§ What to produce: Extract the full listing verbatim and drop any pictures from your copy.
##### Records for the exercise #####
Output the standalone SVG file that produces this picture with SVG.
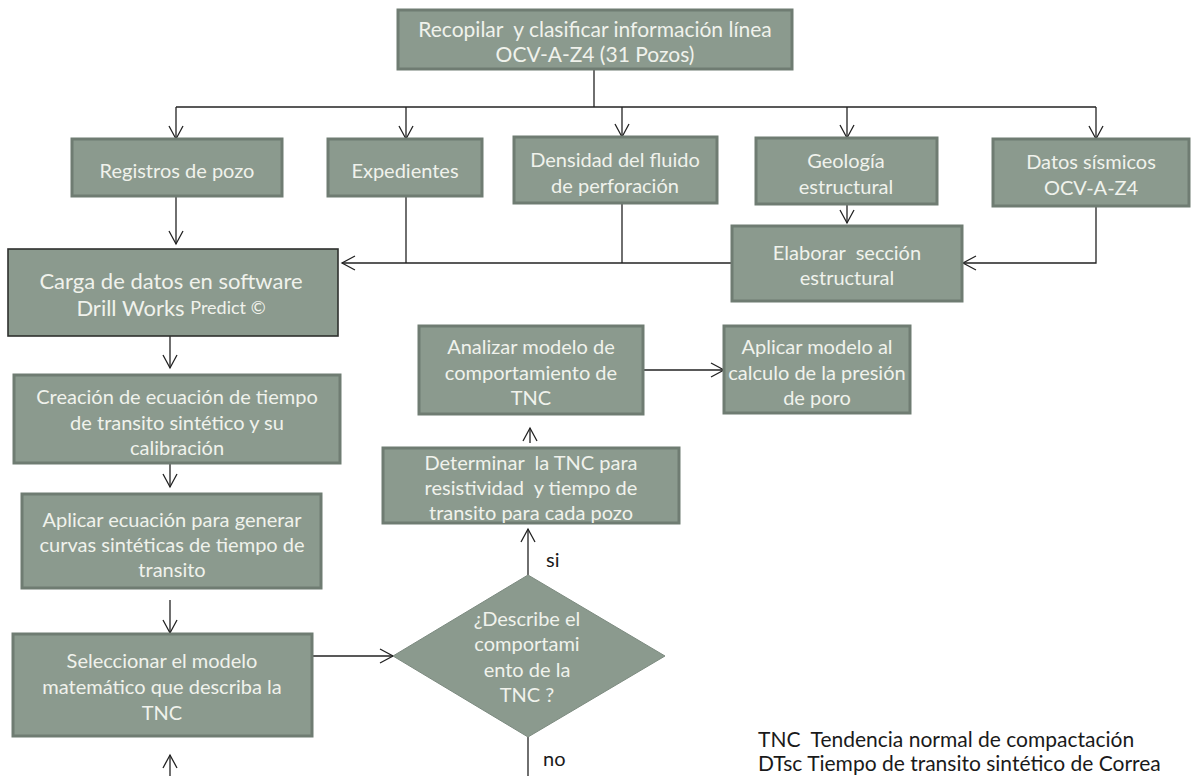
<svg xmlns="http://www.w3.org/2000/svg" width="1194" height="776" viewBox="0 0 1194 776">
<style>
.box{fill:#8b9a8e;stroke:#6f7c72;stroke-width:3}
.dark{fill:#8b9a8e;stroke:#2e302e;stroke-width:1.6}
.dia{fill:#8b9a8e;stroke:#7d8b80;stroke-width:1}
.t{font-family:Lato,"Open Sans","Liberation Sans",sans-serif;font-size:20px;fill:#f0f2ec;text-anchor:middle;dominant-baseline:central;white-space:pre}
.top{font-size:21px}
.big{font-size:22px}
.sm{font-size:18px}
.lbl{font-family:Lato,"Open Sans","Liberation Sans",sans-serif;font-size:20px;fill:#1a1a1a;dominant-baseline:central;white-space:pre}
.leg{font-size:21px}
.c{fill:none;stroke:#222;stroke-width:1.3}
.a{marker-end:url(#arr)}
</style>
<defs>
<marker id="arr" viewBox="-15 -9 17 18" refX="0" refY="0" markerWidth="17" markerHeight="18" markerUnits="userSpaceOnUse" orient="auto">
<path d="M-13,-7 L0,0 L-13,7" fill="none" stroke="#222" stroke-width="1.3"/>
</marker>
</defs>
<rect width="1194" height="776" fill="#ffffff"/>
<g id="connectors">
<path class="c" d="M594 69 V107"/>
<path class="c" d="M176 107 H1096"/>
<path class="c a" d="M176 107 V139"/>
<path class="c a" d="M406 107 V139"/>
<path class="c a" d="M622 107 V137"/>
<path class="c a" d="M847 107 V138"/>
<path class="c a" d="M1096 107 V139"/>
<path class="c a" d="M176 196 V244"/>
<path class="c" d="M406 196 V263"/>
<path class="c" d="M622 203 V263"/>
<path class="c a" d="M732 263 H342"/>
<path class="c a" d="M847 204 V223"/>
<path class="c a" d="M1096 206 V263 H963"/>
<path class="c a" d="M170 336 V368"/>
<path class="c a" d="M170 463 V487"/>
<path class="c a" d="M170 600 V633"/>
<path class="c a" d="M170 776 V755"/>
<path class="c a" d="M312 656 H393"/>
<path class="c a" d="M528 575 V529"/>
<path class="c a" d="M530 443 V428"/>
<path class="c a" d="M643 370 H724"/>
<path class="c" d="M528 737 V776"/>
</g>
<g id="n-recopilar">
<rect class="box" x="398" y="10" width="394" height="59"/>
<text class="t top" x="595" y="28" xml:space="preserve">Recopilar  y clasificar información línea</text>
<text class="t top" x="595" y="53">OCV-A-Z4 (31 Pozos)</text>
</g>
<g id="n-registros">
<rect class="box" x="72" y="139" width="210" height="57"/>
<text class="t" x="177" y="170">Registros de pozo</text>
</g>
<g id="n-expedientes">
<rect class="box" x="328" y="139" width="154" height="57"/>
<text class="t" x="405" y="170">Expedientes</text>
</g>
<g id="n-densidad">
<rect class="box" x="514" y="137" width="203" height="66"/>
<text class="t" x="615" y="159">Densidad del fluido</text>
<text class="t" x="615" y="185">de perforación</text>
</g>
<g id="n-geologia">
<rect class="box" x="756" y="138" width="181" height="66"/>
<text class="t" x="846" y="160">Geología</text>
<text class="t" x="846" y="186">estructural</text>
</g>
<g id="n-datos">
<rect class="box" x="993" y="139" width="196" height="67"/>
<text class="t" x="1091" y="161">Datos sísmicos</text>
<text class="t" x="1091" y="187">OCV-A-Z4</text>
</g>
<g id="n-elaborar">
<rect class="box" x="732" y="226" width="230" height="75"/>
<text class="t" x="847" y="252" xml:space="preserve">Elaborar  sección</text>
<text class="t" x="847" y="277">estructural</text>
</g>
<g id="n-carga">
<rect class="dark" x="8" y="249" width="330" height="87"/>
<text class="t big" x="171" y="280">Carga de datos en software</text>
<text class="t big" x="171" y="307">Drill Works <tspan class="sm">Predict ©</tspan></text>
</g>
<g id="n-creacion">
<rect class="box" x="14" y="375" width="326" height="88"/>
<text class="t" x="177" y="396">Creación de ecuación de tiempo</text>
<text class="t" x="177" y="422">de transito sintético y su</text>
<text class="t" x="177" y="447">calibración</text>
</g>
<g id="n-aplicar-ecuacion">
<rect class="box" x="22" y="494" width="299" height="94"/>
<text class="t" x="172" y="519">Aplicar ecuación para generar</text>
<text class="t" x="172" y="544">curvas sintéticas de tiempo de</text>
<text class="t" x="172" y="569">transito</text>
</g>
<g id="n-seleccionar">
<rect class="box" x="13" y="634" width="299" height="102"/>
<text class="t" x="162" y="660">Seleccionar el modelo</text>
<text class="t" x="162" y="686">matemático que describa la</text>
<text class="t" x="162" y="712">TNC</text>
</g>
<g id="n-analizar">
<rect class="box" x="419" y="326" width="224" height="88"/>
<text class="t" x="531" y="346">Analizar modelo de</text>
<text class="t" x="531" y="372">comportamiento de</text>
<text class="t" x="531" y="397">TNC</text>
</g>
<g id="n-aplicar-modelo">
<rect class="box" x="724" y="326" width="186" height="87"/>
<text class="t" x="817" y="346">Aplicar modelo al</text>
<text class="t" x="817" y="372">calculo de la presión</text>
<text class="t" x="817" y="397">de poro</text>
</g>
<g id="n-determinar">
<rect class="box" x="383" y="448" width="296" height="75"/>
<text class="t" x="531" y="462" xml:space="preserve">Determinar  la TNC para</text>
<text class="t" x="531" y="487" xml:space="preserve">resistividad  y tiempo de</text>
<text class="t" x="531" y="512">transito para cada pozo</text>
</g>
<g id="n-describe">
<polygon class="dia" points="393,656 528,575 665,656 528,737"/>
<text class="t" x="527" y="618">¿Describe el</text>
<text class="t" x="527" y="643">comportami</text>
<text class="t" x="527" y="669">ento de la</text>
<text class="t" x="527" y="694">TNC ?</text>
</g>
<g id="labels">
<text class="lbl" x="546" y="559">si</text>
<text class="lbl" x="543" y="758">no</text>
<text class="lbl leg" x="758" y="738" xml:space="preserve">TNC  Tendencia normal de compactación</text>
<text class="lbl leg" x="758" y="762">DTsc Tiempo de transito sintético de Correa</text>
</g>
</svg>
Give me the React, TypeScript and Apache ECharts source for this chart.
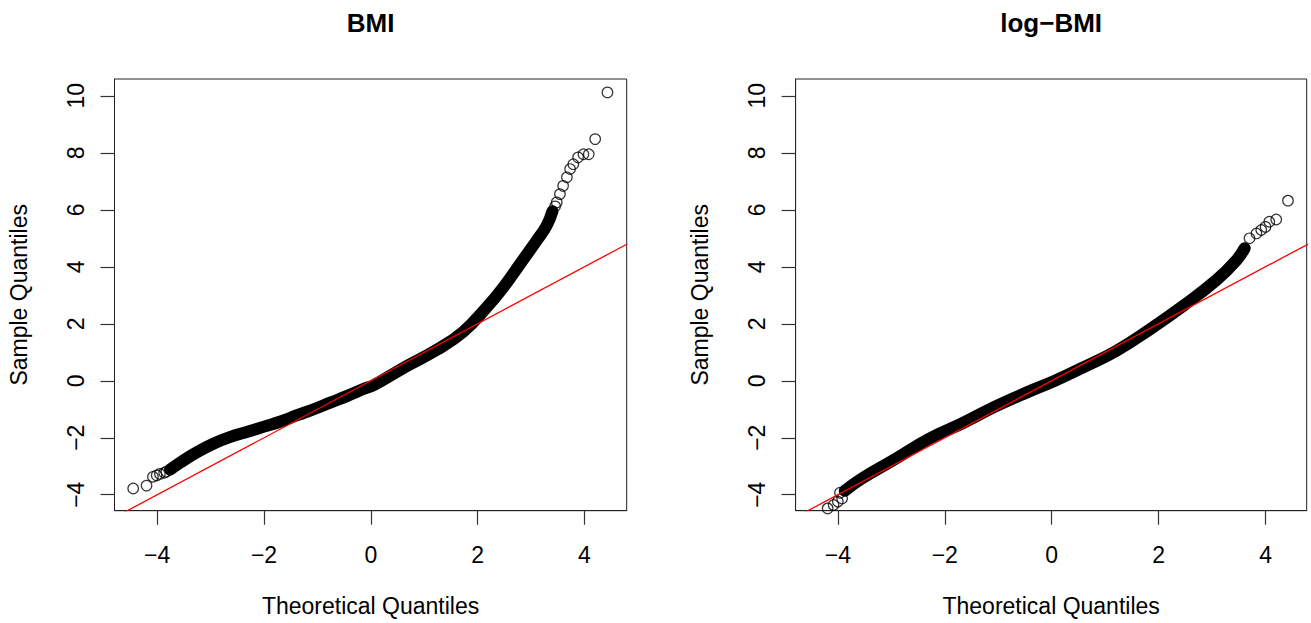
#####
§ Answer to the problem:
Output the standalone SVG file that produces this picture with SVG.
<svg xmlns="http://www.w3.org/2000/svg" width="1194" height="776" viewBox="0 0 1194 776">
<style>
.box{fill:#8b9a8e;stroke:#6f7c72;stroke-width:3}
.dark{fill:#8b9a8e;stroke:#2e302e;stroke-width:1.6}
.dia{fill:#8b9a8e;stroke:#7d8b80;stroke-width:1}
.t{font-family:Lato,"Open Sans","Liberation Sans",sans-serif;font-size:20px;fill:#f0f2ec;text-anchor:middle;dominant-baseline:central;white-space:pre}
.top{font-size:21px}
.big{font-size:22px}
.sm{font-size:18px}
.lbl{font-family:Lato,"Open Sans","Liberation Sans",sans-serif;font-size:20px;fill:#1a1a1a;dominant-baseline:central;white-space:pre}
.leg{font-size:21px}
.c{fill:none;stroke:#222;stroke-width:1.3}
.a{marker-end:url(#arr)}
</style>
<defs>
<marker id="arr" viewBox="-15 -9 17 18" refX="0" refY="0" markerWidth="17" markerHeight="18" markerUnits="userSpaceOnUse" orient="auto">
<path d="M-13,-7 L0,0 L-13,7" fill="none" stroke="#222" stroke-width="1.3"/>
</marker>
</defs>
<rect width="1194" height="776" fill="#ffffff"/>
<g id="connectors">
<path class="c" d="M594 69 V107"/>
<path class="c" d="M176 107 H1096"/>
<path class="c a" d="M176 107 V139"/>
<path class="c a" d="M406 107 V139"/>
<path class="c a" d="M622 107 V137"/>
<path class="c a" d="M847 107 V138"/>
<path class="c a" d="M1096 107 V139"/>
<path class="c a" d="M176 196 V244"/>
<path class="c" d="M406 196 V263"/>
<path class="c" d="M622 203 V263"/>
<path class="c a" d="M732 263 H342"/>
<path class="c a" d="M847 204 V223"/>
<path class="c a" d="M1096 206 V263 H963"/>
<path class="c a" d="M170 336 V368"/>
<path class="c a" d="M170 463 V487"/>
<path class="c a" d="M170 600 V633"/>
<path class="c a" d="M170 776 V755"/>
<path class="c a" d="M312 656 H393"/>
<path class="c a" d="M528 575 V529"/>
<path class="c a" d="M530 443 V428"/>
<path class="c a" d="M643 370 H724"/>
<path class="c" d="M528 737 V776"/>
</g>
<g id="n-recopilar">
<rect class="box" x="398" y="10" width="394" height="59"/>
<text class="t top" x="595" y="28" xml:space="preserve">Recopilar  y clasificar información línea</text>
<text class="t top" x="595" y="53">OCV-A-Z4 (31 Pozos)</text>
</g>
<g id="n-registros">
<rect class="box" x="72" y="139" width="210" height="57"/>
<text class="t" x="177" y="170">Registros de pozo</text>
</g>
<g id="n-expedientes">
<rect class="box" x="328" y="139" width="154" height="57"/>
<text class="t" x="405" y="170">Expedientes</text>
</g>
<g id="n-densidad">
<rect class="box" x="514" y="137" width="203" height="66"/>
<text class="t" x="615" y="159">Densidad del fluido</text>
<text class="t" x="615" y="185">de perforación</text>
</g>
<g id="n-geologia">
<rect class="box" x="756" y="138" width="181" height="66"/>
<text class="t" x="846" y="160">Geología</text>
<text class="t" x="846" y="186">estructural</text>
</g>
<g id="n-datos">
<rect class="box" x="993" y="139" width="196" height="67"/>
<text class="t" x="1091" y="161">Datos sísmicos</text>
<text class="t" x="1091" y="187">OCV-A-Z4</text>
</g>
<g id="n-elaborar">
<rect class="box" x="732" y="226" width="230" height="75"/>
<text class="t" x="847" y="252" xml:space="preserve">Elaborar  sección</text>
<text class="t" x="847" y="277">estructural</text>
</g>
<g id="n-carga">
<rect class="dark" x="8" y="249" width="330" height="87"/>
<text class="t big" x="171" y="280">Carga de datos en software</text>
<text class="t big" x="171" y="307">Drill Works <tspan class="sm">Predict ©</tspan></text>
</g>
<g id="n-creacion">
<rect class="box" x="14" y="375" width="326" height="88"/>
<text class="t" x="177" y="396">Creación de ecuación de tiempo</text>
<text class="t" x="177" y="422">de transito sintético y su</text>
<text class="t" x="177" y="447">calibración</text>
</g>
<g id="n-aplicar-ecuacion">
<rect class="box" x="22" y="494" width="299" height="94"/>
<text class="t" x="172" y="519">Aplicar ecuación para generar</text>
<text class="t" x="172" y="544">curvas sintéticas de tiempo de</text>
<text class="t" x="172" y="569">transito</text>
</g>
<g id="n-seleccionar">
<rect class="box" x="13" y="634" width="299" height="102"/>
<text class="t" x="162" y="660">Seleccionar el modelo</text>
<text class="t" x="162" y="686">matemático que describa la</text>
<text class="t" x="162" y="712">TNC</text>
</g>
<g id="n-analizar">
<rect class="box" x="419" y="326" width="224" height="88"/>
<text class="t" x="531" y="346">Analizar modelo de</text>
<text class="t" x="531" y="372">comportamiento de</text>
<text class="t" x="531" y="397">TNC</text>
</g>
<g id="n-aplicar-modelo">
<rect class="box" x="724" y="326" width="186" height="87"/>
<text class="t" x="817" y="346">Aplicar modelo al</text>
<text class="t" x="817" y="372">calculo de la presión</text>
<text class="t" x="817" y="397">de poro</text>
</g>
<g id="n-determinar">
<rect class="box" x="383" y="448" width="296" height="75"/>
<text class="t" x="531" y="462" xml:space="preserve">Determinar  la TNC para</text>
<text class="t" x="531" y="487" xml:space="preserve">resistividad  y tiempo de</text>
<text class="t" x="531" y="512">transito para cada pozo</text>
</g>
<g id="n-describe">
<polygon class="dia" points="393,656 528,575 665,656 528,737"/>
<text class="t" x="527" y="618">¿Describe el</text>
<text class="t" x="527" y="643">comportami</text>
<text class="t" x="527" y="669">ento de la</text>
<text class="t" x="527" y="694">TNC ?</text>
</g>
<g id="labels">
<text class="lbl" x="546" y="559">si</text>
<text class="lbl" x="543" y="758">no</text>
<text class="lbl leg" x="758" y="738" xml:space="preserve">TNC  Tendencia normal de compactación</text>
<text class="lbl leg" x="758" y="762">DTsc Tiempo de transito sintético de Correa</text>
</g>
</svg>
Give me the React, TypeScript and Apache ECharts source for this chart.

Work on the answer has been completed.